If this is fanaticism, I want some.

If this is fanaticism, I want some.

If you don't know when to quit, you might change the world. Like Rick.


My friend Rick Friesen is a fanatic.

And I’m glad he is.

First, let’s define terms. A fanatic is someone who is “filled with or expressing excessive zeal.”
Fanaticism is generally frowned upon. To call someone a fanatic is to say they are detached from reality. This criticism is often an attempt to discredit a cause. That label was thrown at William Wilberforce, a stalwart and ultimately successful opponent of British slavery.

If to be alive to the sufferings of my fellow-creatures is to be a fanatic, I am one of the most incurable fanatics.
— William Wilbeforce

Fanaticism, then, is often in the eye of the beholder. A fanatic can simply be someone who stands for a cause someone doesn’t like or understand. 

Without fanatics, the world would be in dire straits. Because it takes excessive zeal to fight poverty, racism, slavery and corruption. The world system brings tremendous pressure upon anyone who wants to shake things up. 

And that’s what Rick does. His fingerprints are all over the globe.

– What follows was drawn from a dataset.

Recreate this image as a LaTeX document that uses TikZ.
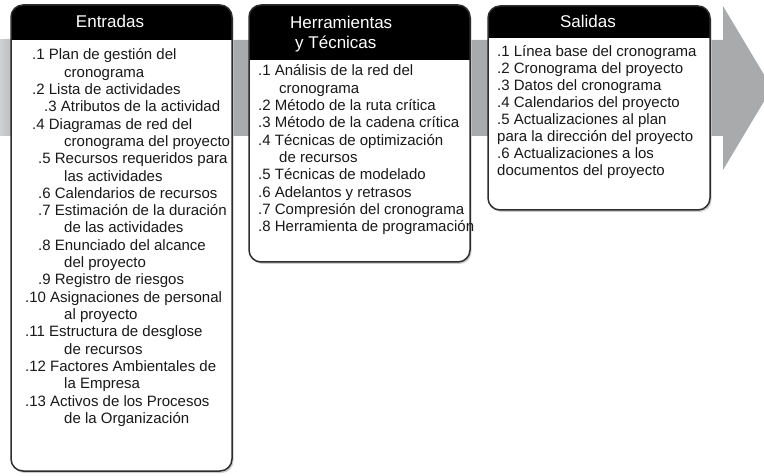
\documentclass[tikz,border=0pt]{standalone}
\usepackage{fontspec}
\setmainfont{Liberation Sans}
\definecolor{bandgray}{RGB}{168,170,172}
\definecolor{bandlight}{RGB}{208,209,211}
\definecolor{framecol}{RGB}{45,45,45}
\definecolor{shadowcol}{RGB}{205,205,205}
\definecolor{textcol}{RGB}{25,25,25}
\begin{document}
\begin{tikzpicture}[x=1pt,y=-1pt,
  item/.style={anchor=base west, inner sep=0pt, font=\fontsize{15}{17}\selectfont, text=textcol},
  titlec/.style={anchor=base, inner sep=0pt, font=\fontsize{17}{20}\selectfont, text=white},
  titlew/.style={anchor=base west, inner sep=0pt, font=\fontsize{17}{20}\selectfont, text=white},
  panelframe/.style={draw=framecol, line width=1.5pt, rounded corners=12pt},
  panelshadow/.style={fill=shadowcol, rounded corners=12pt},
]
\useasboundingbox (0,0) rectangle (764,476);
% gray process arrow
\begin{scope}
  \clip (0,0) rectangle (764,476);
  \fill[bandgray] (0,40) -- (723,40) -- (723,6) -- (772,88) -- (723,170) -- (723,136) -- (0,136) -- cycle;
  \shade[left color=bandlight, right color=bandgray] (0,40) rectangle (22,136);
\end{scope}
% panels: shadow, white body, black header, frame
\foreach \l/\t/\r/\b/\h in {11/5/232/471/40, 249/5/470/262/60, 488/6/710/210/38}{
  \path[panelshadow] (\l+1.5,\t+2) rectangle (\r+1.5,\b+2);
  \fill[white, rounded corners=12pt] (\l,\t) rectangle (\r,\b);
  \begin{scope}
    \clip[rounded corners=12pt] (\l,\t) rectangle (\r,\b);
    \fill[black] (\l,\t) rectangle (\r,\h);
  \end{scope}
  \path[panelframe] (\l,\t) rectangle (\r,\b);
}
% titles
\node[titlec] (t1) at (110,28) {Entradas};
\node[titlew] (t2a) at (290,29) {Herramientas};
\node[titlew] (t2b) at (295,49) {y Técnicas};
\node[titlec] (t3) at (588,28) {Salidas};
% Entradas
\foreach \x/\y/\t [count=\i] in {
32/60/.1 Plan de gestión del,
64/77.3/cronograma,
32/94.6/.2 Lista de actividades,
44/111.9/.3 Atributos de la actividad,
32/129.2/.4 Diagramas de red del,
64/146.5/cronograma del proyecto,
38/163.8/.5 Recursos requeridos para,
64/181.1/las actividades,
38/198.4/.6 Calendarios de recursos,
38/215.7/.7 Estimación de la duración,
64/233/de las actividades,
38/250.3/.8 Enunciado del alcance,
64/267.6/del proyecto,
38/284.9/.9 Registro de riesgos,
25/302.2/.10 Asignaciones de personal,
64/319.5/al proyecto,
25/336.8/.11 Estructura de desglose,
64/354.1/de recursos,
25/371.4/.12 Factores Ambientales de,
64/388.7/la Empresa,
25/406/.13 Activos de los Procesos,
64/423.3/de la Organización}{
  \node[item] (e\i) at (\x,\y) {\t};
}
% Herramientas y Tecnicas
\foreach \x/\y/\t [count=\i] in {
258/76/.1 Análisis de la red del,
279/93.3/cronograma,
258/110.6/.2 Método de la ruta crítica,
258/127.9/.3 Método de la cadena crítica,
258/145.2/.4 Técnicas de optimización,
279/162.5/de recursos,
258/179.8/.5 Técnicas de modelado,
258/197.1/.6 Adelantos y retrasos,
258/214.4/.7 Compresión del cronograma,
258/231.7/.8 Herramienta de programación}{
  \node[item] (h\i) at (\x,\y) {\t};
}
% Salidas
\foreach \x/\y/\t [count=\i] in {
497/56.5/.1 Línea base del cronograma,
497/73.5/.2 Cronograma del proyecto,
497/90.5/.3 Datos del cronograma,
497/107.5/.4 Calendarios del proyecto,
497/124.5/.5 Actualizaciones al plan,
497/141.5/para la dirección del proyecto,
497/158.5/.6 Actualizaciones a los,
497/175.5/documentos del proyecto}{
  \node[item] (s\i) at (\x,\y) {\t};
}
\end{tikzpicture}
\end{document}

He’s been a businessman, a police officer – and for the last couple of decades, a pastor. When I joined his church staff a few years ago, I received an abrupt email one snowy day: “All male staff, get your boots and shovels. We’re going out to serve our community.”

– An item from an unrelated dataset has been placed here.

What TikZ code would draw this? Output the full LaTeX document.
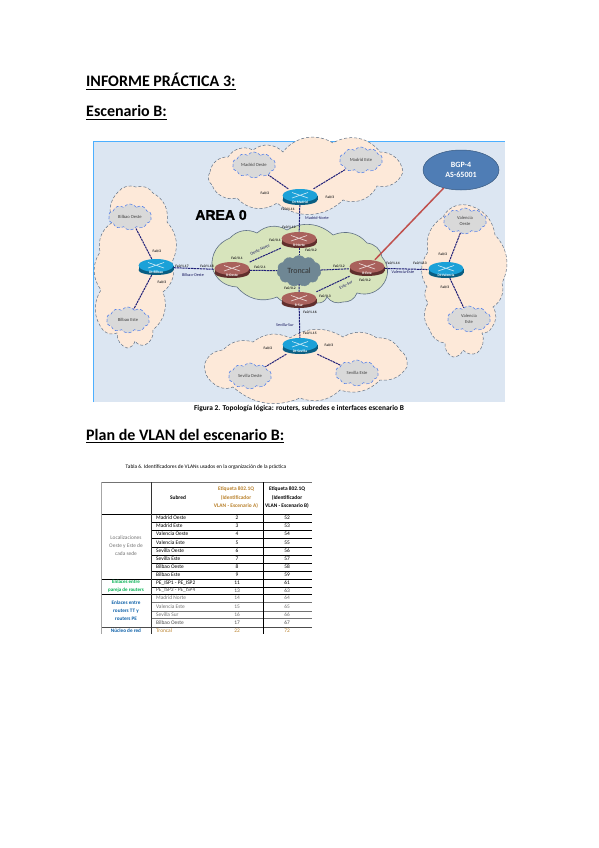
\documentclass[tikz,border=0pt]{standalone}
\usepackage{fontspec}
\setmainfont{Carlito}
\newfontfamily\arialf[BoldFeatures={FakeBold=1.5}]{Liberation Sans}
\usetikzlibrary{shapes.symbols,shapes.geometric,calc}
\definecolor{panelbg}{HTML}{DCE6F2}
\definecolor{peach}{HTML}{FDE9D9}
\definecolor{core}{HTML}{D7E4BC}
\definecolor{slate}{HTML}{6F8794}
\definecolor{navy}{HTML}{1F1F78}
\definecolor{bgpblue}{HTML}{4F7DB5}
\definecolor{bgpred}{HTML}{C0504D}
\definecolor{rtop}{HTML}{A9615C}
\definecolor{rbody}{HTML}{8A4340}
\definecolor{stop}{HTML}{1BA1D8}
\definecolor{sbody}{HTML}{0F86BA}
\definecolor{tabgreen}{HTML}{00B050}
\definecolor{tabblue}{HTML}{0B5FA8}
\definecolor{taborange}{HTML}{B9802A}
\definecolor{cloudedge}{HTML}{5F7085}
\definecolor{subedge}{HTML}{5B84E8}
\tikzset{
  x=1pt,y=-1pt,
  bigcloud/.style={fill=peach,draw=cloudedge,line width=.5pt,densely dashed},
  corecloud/.style={fill=core,draw=cloudedge,line width=.6pt},
  subcloud/.style={cloud,cloud puffs=10,cloud puff arc=110,aspect=1.7,inner sep=0pt,minimum width=43pt,minimum height=26pt,
     fill=black!15,draw=subedge,densely dashed,line width=.6pt,font=\fontsize{4.6}{5.4}\selectfont,align=center,text=black!75},
  troncal/.style={cloud,cloud puffs=11,cloud puff arc=110,aspect=1.5,inner sep=0pt,minimum width=44pt,minimum height=31pt,
     fill=slate,draw=slate,font=\fontsize{8}{9}\selectfont,text=black!80},
  devbox/.style={minimum width=35pt,minimum height=16pt,inner sep=0pt},
  link/.style={draw=navy,dash pattern=on 2.2pt off .7pt,line width=1pt},
  iface/.style={font=\bfseries\fontsize{3.6}{4}\selectfont,inner sep=0pt,text=black!85},
  netname/.style={font=\fontsize{4.2}{5}\selectfont,inner sep=0pt,text=navy!80!black},
  heading/.style={font=\bfseries\fontsize{16}{19}\selectfont,inner sep=0pt,anchor=base west},
  tab/.style={font=\fontsize{5.4}{6}\selectfont,inner sep=0pt,align=center},
  thickrule/.style={line width=.8pt,black},
  thinrule/.style={line width=.4pt,black!55},
}
\newcommand{\netdev}[6]{%
  \fill[#5!70!black] (#2,#3+3) ellipse[x radius=17.5pt,y radius=5pt];
  \fill[#5!70!black] (#2-17.5,#3-1.5) rectangle (#2+17.5,#3+3);
  \fill[#4] (#2,#3-1.5) ellipse[x radius=17.5pt,y radius=6.5pt];
  \draw[white!80!#4,line width=.6pt] (#2-8,#3-4.5) -- (#2+8,#3+1) (#2-8,#3+1) -- (#2+8,#3-4.5);
  \node[devbox] (#1) at (#2,#3) {};
  \node[font=\bfseries\fontsize{3.6}{4}\selectfont,text=white,inner sep=0pt] (#1t) at (#2,#3+5.2) {#6};
}
\newcommand{\uline}[4]{% name, x, baseline y, text
  \node[heading] (#1) at (#2,#3) {#4};
  \draw[line width=1pt] ($(#1.base west)+(0,2.2)$) -- ($(#1.base east)+(0,2.2)$);
}
\begin{document}
\begin{tikzpicture}
\useasboundingbox[fill=white] (0,0) rectangle (599,848);

\uline{h1}{86}{87}{INFORME PRÁCTICA 3:}
\uline{h2}{86}{117}{Escenario B:}
\uline{h3}{86}{440}{Plan de VLAN del escenario B:}

% panel
\fill[panelbg] (93,141) rectangle (505,402);
\draw[line width=.9pt,blue!45!cyan!70] (93.4,402) -- (93.4,141.4) -- (505,141.4);

% big clouds
\draw[bigcloud] (210,172) \foreach \x/\y in {228/157,253/150,283/152,333/143,380/152,403/172,377/186,343/200,277/203,237/198,212/185,210/172} { to[bend left=42] (\x,\y) } -- cycle;
\draw[bigcloud] (113,222) \foreach \x/\y in {118/192,136/187,153/193,167/222,172/262,163/292,153/330,145/345,135/341,127/348,117/333,103/330,101/290,100/252,113/222} { to[bend left=35] (\x,\y) } -- cycle;
\draw[bigcloud] (443,217) \foreach \x/\y in {467/205,495/235,502/283,493/307,492/327,482/333,477/353,463/350,453/357,445/343,430/330,428/303,427/287,428/252,443/217} { to[bend left=35] (\x,\y) } -- cycle;
\draw[bigcloud] (205,363) \foreach \x/\y in {223/350,253/342,290/338,343/337,377/338,400/350,407/367,380/380,340/390,300/398,233/387,213/383,205/363} { to[bend left=32] (\x,\y) } -- cycle;

% core cloud
\draw[corecloud] (212,267) \foreach \x/\y in {230/238,257/233,287/230,333/235,367/243,382/257,384/283,357/293,343/302,327/297,317/303,277/297,237/287,212/267} { to[bend left=36] (\x,\y) } -- cycle;
\node[troncal] (tr) at (299,271) {Troncal};

% BGP
\node[ellipse,fill=bgpblue,draw=bgpblue!70!black,line width=.5pt,minimum width=76pt,minimum height=40pt,inner sep=0pt,text=white,align=center,font=\bfseries\fontsize{8}{10.5}\selectfont] (bgp) at (461,170) {BGP-4\\AS-65001};

% devices
\netdev{rN}{299}{240}{rtop}{rbody}{R-Norte}
\netdev{rW}{232}{270}{rtop}{rbody}{R-Oeste}
\netdev{rE}{367}{268}{rtop}{rbody}{R-Este}
\netdev{rS}{299}{300}{rtop}{rbody}{R-Sur}
\netdev{swT}{300}{197}{stop}{sbody}{Dt-Madrid}
\netdev{swL}{156}{267}{stop}{sbody}{Dt-Bilbao}
\netdev{swR}{446}{270}{stop}{sbody}{Dt-Valencia}
\netdev{swB}{300}{346}{stop}{sbody}{Dt-Sevilla}

% subnets
\node[subcloud] (mo) at (254,165) {Madrid Oeste};
\node[subcloud] (me) at (361,160) {Madrid Este};
\node[subcloud] (bo) at (130,217) {Bilbao Oeste};
\node[subcloud] (be) at (128,320) {Bilbao Este};
\node[subcloud] (so) at (250,376) {Sevilla Oeste};
\node[subcloud] (se) at (357,373) {Sevilla Este};
\node[subcloud] (vo) at (465,221) {Valencia\\Oeste};
\node[subcloud] (ve) at (469,319) {Valencia\\Este};

% links
\draw[link] (swT) -- (mo);
\draw[link] (swT) -- (me);
\draw[link] (swL) -- (bo);
\draw[link] (swL) -- (be);
\draw[link] (swR) -- (vo);
\draw[link] (swR) -- (ve);
\draw[link] (swB) -- (so);
\draw[link] (swB) -- (se);
\draw[link] (swT) -- (rN);
\draw[link] (rN) -- (tr);
\draw[link] (tr) -- (rS);
\draw[link] (rS) -- (swB);
\draw[link] (swL) -- (rW);
\draw[link] (rW) -- (tr);
\draw[link] (rW) -- (rN);
\draw[link] (tr) -- (rE);
\draw[link] (rE) -- (rS);
\draw[link] (rE) -- (swR);
\draw[bgpred,line width=1.5pt] (bgp) -- (rE);

\node[font=\arialf\bfseries\fontsize{14}{16}\selectfont,inner sep=0pt] (area) at (221,215) {AREA 0};

% interface labels
\node[iface] (i1) at (265,193) {Fa0/2};
\node[iface] (i2) at (330,197) {Fa0/3};
\node[iface] (i3) at (288,209) {Fa0/1.11};
\node[iface] (i4) at (289,227) {Fa0/1.12};
\node[iface] (i5) at (311,250) {Fa0/0.2};
\node[iface] (i6) at (237,258) {Fa0/0.1};
\node[iface] (i7) at (275,240) {Fa0/0.1};
\node[iface] (i8) at (260,267) {Fa0/2.1};
\node[iface] (i9) at (339,266) {Fa0/3.2};
\node[iface] (i10) at (365,280) {Fa0/0.2};
\node[iface] (i11) at (325,296) {Fa0/0.3};
\node[iface] (i12) at (290,288) {Fa0/0.2};
\node[iface] (i13) at (310,312) {Fa0/1.16};
\node[iface] (i14) at (310,333) {Fa0/1.15};
\node[iface] (i15) at (268,348) {Fa0/2};
\node[iface] (i16) at (329,345) {Fa0/3};
\node[iface] (i17) at (182,266) {Fa0/1.17};
\node[iface] (i18) at (207,266) {Fa0/1.18};
\node[iface] (i19) at (157,251) {Fa0/2};
\node[iface] (i20) at (162,282) {Fa0/3};
\node[iface] (i21) at (393,263) {Fa0/1.14};
\node[iface] (i22) at (420,263) {Fa0/1.13};
\node[iface] (i23) at (443,254) {Fa0/2};
\node[iface] (i24) at (445,287) {Fa0/3};

\node[netname] (n1) at (317,218) {Madrid-Norte};
\node[netname] (n2) at (193,275) {Bilbao-Oeste};
\node[netname] (n3) at (403,272) {Valencia-Este};
\node[netname] (n4) at (285,325) {Sevilla-Sur};
\node[netname,rotate=25] (n5) at (260,250) {Oeste-Norte};
\node[netname,rotate=25] (n6) at (346,285) {Este-Sur};

\node[font=\bfseries\fontsize{7.4}{8}\selectfont,inner sep=0pt] (cap) at (299,408.5) {Figura 2. Topología lógica: routers, subredes e interfaces escenario B};

% table
\node[font=\fontsize{5.4}{6}\selectfont,inner sep=0pt] (tcap) at (206,467) {Tabla 6. Identificadores de VLANs usados en la organización de la práctica};
\draw[thinrule,line width=.6pt] (101,482) -- (312,482);
\draw[thickrule] (101,514) -- (312,514);
\foreach \yy in {522,530,538,547,555,563,571} \draw[thickrule] (151,\yy) -- (312,\yy);
\draw[thickrule] (101,579) -- (312,579);
\draw[thickrule] (151,587) -- (312,587);
\draw[thickrule] (101,594) -- (312,594);
\draw[thinrule] (151,602) -- (312,602);
\draw[thinrule] (151,611) -- (312,611);
\draw[thinrule] (151,618) -- (312,618);
\draw[line width=.9pt,black!70] (101,627) -- (312,627);
\draw[line width=.7pt,black!35] (101,482) -- (101,634);
\draw[line width=.7pt,black!80] (151,482) -- (151,634);
\draw[line width=.9pt,black] (263,482) -- (263,634);

\node[tab,font=\bfseries\fontsize{5.4}{6}\selectfont] (hs) at (178,498) {Subred};
\node[tab,font=\bfseries\fontsize{5.4}{8.5}\selectfont,text=taborange] (ha) at (236,498) {Etiqueta 802.1Q\\(Identificador\\VLAN - Escenario A)};
\node[tab,font=\bfseries\fontsize{5.4}{8.5}\selectfont] (hb) at (287,498) {Etiqueta 802.1Q\\(Identificador\\VLAN - Escenario B)};

\foreach \yy/\nm/\a/\b/\c in {518/Madrid Oeste/2/52/black,526/Madrid Este/3/53/black,534/Valencia Oeste/4/54/black,542.5/Valencia Este/5/55/black,551/Sevilla Oeste/6/56/black,559/Sevilla Este/7/57/black,567/Bilbao Oeste/8/58/black,575/Bilbao Este/9/59/black,583/PE\_ISP1 - PE\_ISP2/11/61/black,590.5/PE\_ISP3 - PE\_ISP4/13/63/black!70,598/Madrid Norte/14/64/black!55,606.5/Valencia Este/15/65/black!55,614.5/Sevilla Sur/16/66/black!55,622.5/Bilbao Oeste/17/67/black!70,630.5/Troncal/22/72/taborange}
{
  \node[tab,anchor=west,text=\c] at (156,\yy) {\nm};
  \node[tab,text=\c] at (237,\yy) {\a};
  \node[tab,text=\c] at (287,\yy) {\b};
}
\node[tab,text=black!55,font=\fontsize{5.4}{8}\selectfont] (l1) at (126,546) {Localizaciones\\Oeste y Este de\\cada sede};
\node[tab,text=tabgreen,font=\bfseries\fontsize{5}{7.8}\selectfont] (l2) at (126,586.5) {Enlaces entre\\pareja de routers};
\node[tab,text=tabblue,font=\bfseries\fontsize{5.2}{8}\selectfont] (l3) at (126,610.5) {Enlaces entre\\routers TT y\\routers PE};
\node[tab,text=tabblue,font=\bfseries\fontsize{5.2}{6}\selectfont] (l4) at (126,630.5) {Núcleo de red};
\end{tikzpicture}
\end{document}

And boy did we. All morning long we frantically dug out the driveways and sidewalks of widows, the elderly and pretty much anyone who moved. That’s Rick’s style: all in.

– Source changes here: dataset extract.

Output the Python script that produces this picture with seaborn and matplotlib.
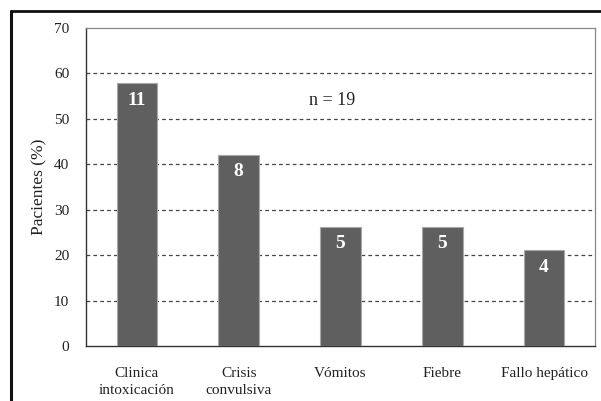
import pandas as pd
import numpy as np
import matplotlib.pyplot as plt
import seaborn as sns
from matplotlib.lines import Line2D

# Data
categorias = ['Clinica\nintoxicación', 'Crisis\nconvulsiva', 'Vómitos', 'Fiebre', 'Fallo hepático']
porcentaje = [57.9, 42.1, 26.3, 26.3, 21.1]
pacientes = [11, 8, 5, 5, 4]

df = pd.DataFrame({'categoria': categorias, 'porcentaje': porcentaje, 'n': pacientes})

sns.set_style('white')
plt.rcParams['font.family'] = ['Liberation Serif', 'DejaVu Serif']

fig = plt.figure(figsize=(6.01, 4.01), dpi=100)
ax = fig.add_axes([86 / 601, 1 - 346 / 401, 509 / 601, 318 / 401])

sns.barplot(data=df, x='categoria', y='porcentaje', color='#5f5f5f', width=0.4,
            edgecolor='#a8a8a8', linewidth=0.8, saturation=1, ax=ax, zorder=3)

# dashed grid
ax.set_ylim(0, 70)
ax.set_xlim(-0.5, 4.5)
ax.set_yticks(np.arange(0, 71, 10))
for y in range(10, 70, 10):
    ax.axhline(y, color='#444444', linestyle=(0, (3, 2.5)), linewidth=0.9, zorder=1)

# count labels inside bars
for i, (p, n) in enumerate(zip(porcentaje, pacientes)):
    ax.text(i, p - 1.9, str(n), ha='center', va='top', color='white',
            fontsize=14, fontweight='bold')

ax.text(1.92, 54.0, 'n = 19', ha='center', va='center', fontsize=13, color='#222222')

ax.set_xlabel('')
ax.set_ylabel('Pacientes (%)', fontsize=12.5, color='#222222', labelpad=5)
ax.tick_params(axis='both', length=0, labelsize=11, colors='#222222')
ax.tick_params(axis='x', pad=15)
ax.tick_params(axis='y', pad=12)
for lbl in ax.get_xticklabels():
    lbl.set_linespacing(1.45)

for side in ['top', 'right']:
    ax.spines[side].set_color('#888888')
    ax.spines[side].set_linewidth(0.9)
for side in ['left', 'bottom']:
    ax.spines[side].set_color('#333333')
    ax.spines[side].set_linewidth(1.0)

# outer frame (left and top edges)
fig.add_artist(Line2D([11 / 601, 11 / 601], [0, 1 - 11 / 401], color='#111111', linewidth=2.2))
fig.add_artist(Line2D([11 / 601, 1], [1 - 11 / 401, 1 - 11 / 401], color='#111111', linewidth=2.0))

plt.savefig('out.png', dpi=100)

In his role at the church, he took the opportunity to invest in Christian humanitarian work worldwide. Eventually he left the staff to work full time developing nutrition centers, schools and churches in Africa.

Rick, somewhere West of the Pecos, raising money for kids in Africa.

Rick, somewhere West of the Pecos, raising money for kids in Africa.

That effort included a coast-to-coast bicycle ride to raise more than $100,000 for the cause. At that point, Rick was in his 50s and hadn’t even biked much. Somewhere in the desert Southwest, he had a major crash and almost got killed by a truck. After a short stay in the hospital, he was back peddling across America. I asked him, half-jokingly, if he was insane.

When I ate breakfast with Rick recently, he had just finished a 24-hour walk to raise funds for other projects in Africa. His Achilles tendon was throbbing, but he shrugged it off.

In the midst of those things, he started a church in Belton, Mo., that is actively serving the area as well as supporting orphanage work in Africa. 

It’s simply not possible to quantify the good Rick has done. But if he weren’t a fanatic, it wouldn’t have happened. 

And Rick’s going to hate this column because he’s fanatical about not accepting praise. But I share it to inspire others to join the bandwagon of the crazy that includes the Underground Railroad, Susan B. Anthony, Dietrich Bonhoeffer and both Martin Luthers.

Here’s what the latter, Martin Luther King, Jr., had to say on this topic:

The question is not whether we will be extremists, but what kind of extremists we will be. Will we be extremists for hate or for love?
— Martin Luther King, Jr.

Thank God for people who don’t know when to quit. 

And thank you, Rick, for continuing and modeling this proud tradition.